Effect of Freezing, Additives, and Packaging Techniques on the Quality of Processed Blue Crab Meat1,2

Autor: J. W. Tate, F. B. Thomas, R. E. Carawan, N. B. Webb, R. J. Monroe
Rok vydání: 1976
Předmět:
Zdroj: Journal of Milk and Food Technology. 39:345-350
ISSN: 0022-2747
DOI: 10.4315/0022-2747-39.5.345
Popis: Experiments were conducted to study the effect of freezing technique on quality of Blue crab meat. Freshly processed crabmeat was used as a control. The treatments were evaluated by a trained sensory panel and analyses for trimethyl amine (TMA), total volatile base (TVB), and pH. The first experiment involved comparisons of crabmeat pre-treated with malic acid vs. phosphate, can vs. vacuum packaging in plastic pouches and storage at −18 and −30 C for 8 months. The results indicated that freezing and storing of crabmeat in a conventional air-circulating freezer (−18 C) significantly reduced the quality (aroma, flavor, texture, appearance) when compared to fresh crabmeat.

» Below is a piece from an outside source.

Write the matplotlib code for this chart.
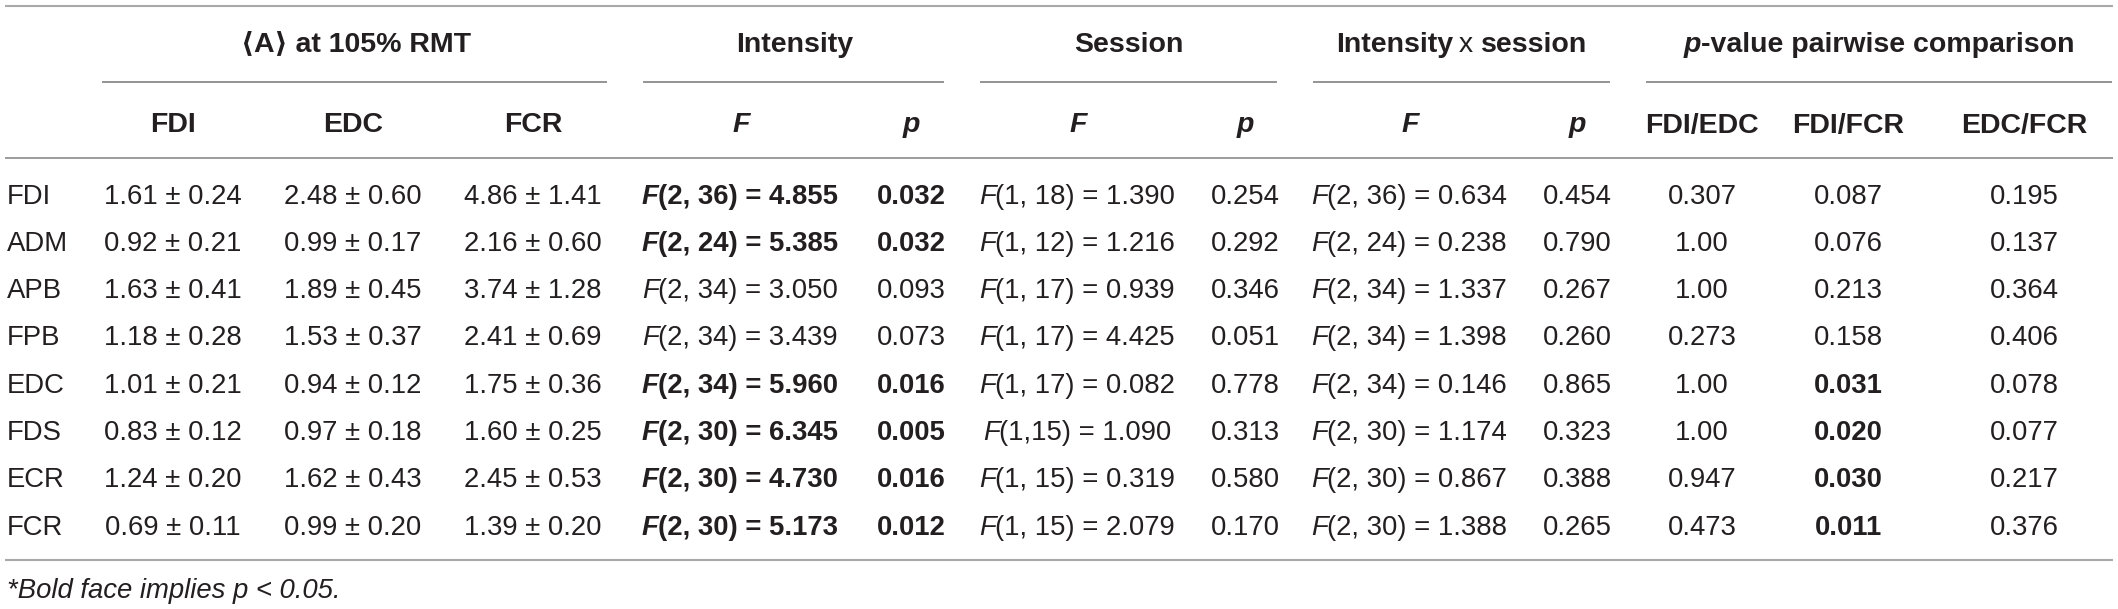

Even when stored at −30 C, the quality was substantially lower than that of fresh crabmeat after 1½ months of storage. The two packaging methods and application of malic acid or phosphates did not prevent quality deterioration. A second experiment included a similar design except that the effect of freezing crabmeat with dichlorodifluoromethane (“Freon” Food Freezant) was compared with conventional freezing. The same packaging method was used but the additives were omitted. Freezing with “Freon” for 1½ month caused no significant difference in meat quality when compared with fresh crabmeat (stored 0 days) but quality of the frozen crabmeat decreased significantly after 1½ months. Storage at −18 C was unsatisfactory for both freezing methods. TMA, TVB, and pH analyses were not of major value in assessing the quality of the fresh or frozen crabmeat.